I think, therefore, that Kant simply has not provided a proper theoretical account of morality – despite that he, and many of his disciples, claim that he has provided such a theory that even tells us what we ought to do. This is not to say that I think that Kant’s various rules that he believes he has determined from the Categorical Imperative are wrong – in fact, I think almost all of them are good rules-of-thumb to have on hand when morally deliberating. But this is not the same as saying that he has provided a good moral theory for any of these things; at best, the Categorical Imperative is an attempt to abstract from various moral realities what unites them as being ‘good rules’ – yet this offers us no way to return from the abstraction to the concrete realities of daily decision making. Kant has both insufficiently theorized the nature of human conduct to give us an understanding of what it is, and he has also provided us with a distracting criterion that offers little guidance to someone attempting to solve problems in their daily lives.

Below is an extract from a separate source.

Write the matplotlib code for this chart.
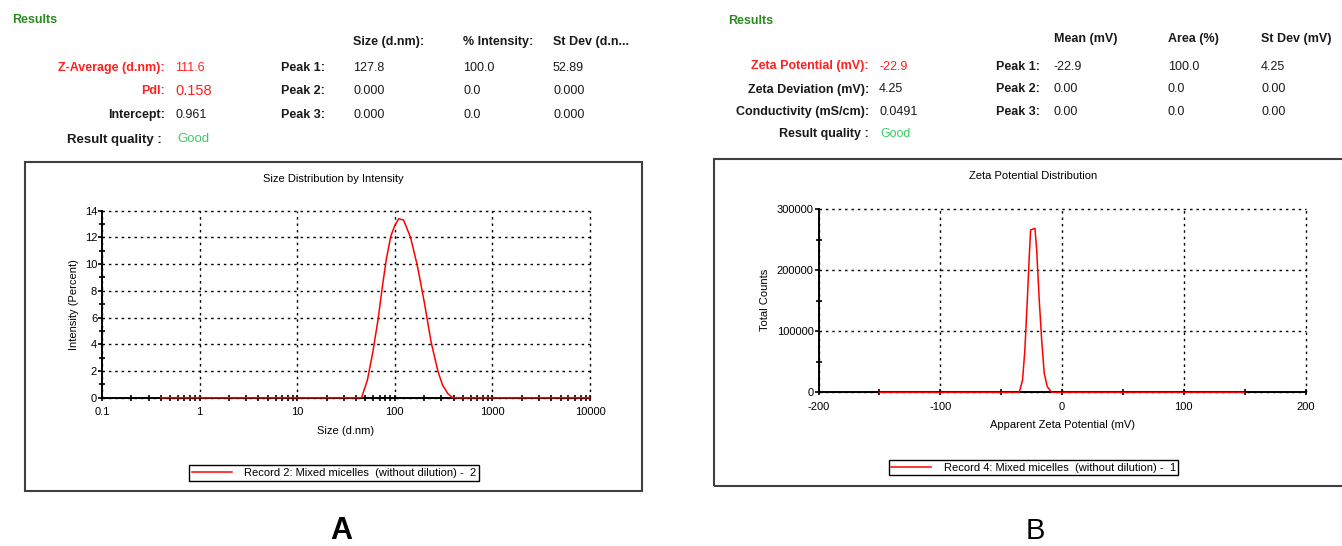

In brief, then, we should not fall for the allure of a catch-all abstraction that purports to provide moral rules that are universally valid. Theorizing morality is not determining a standard by which all conduct can be judged but instead recognizing what is postulated in all moral conduct – to ask what is meant by ‘good’ within that world is to ask a different question that already presupposes an understand of the postulates of conduct. Theorizing morality can, therefore, not provide us with the equipment necessary to live morally; though it may modestly clarify aspects of our moral life, it does not deal with the contingent, fragmentary, and complex dynamics that persist for individuals such as ourselves. Moral theories can only, at best, seek to inform us, but to seek instruction in them is to misunderstand ourselves as moral beings. And, of course, to be consistent, I must maintain that my writing of these words and your reading of them provides almost nothing for our moral rectitude.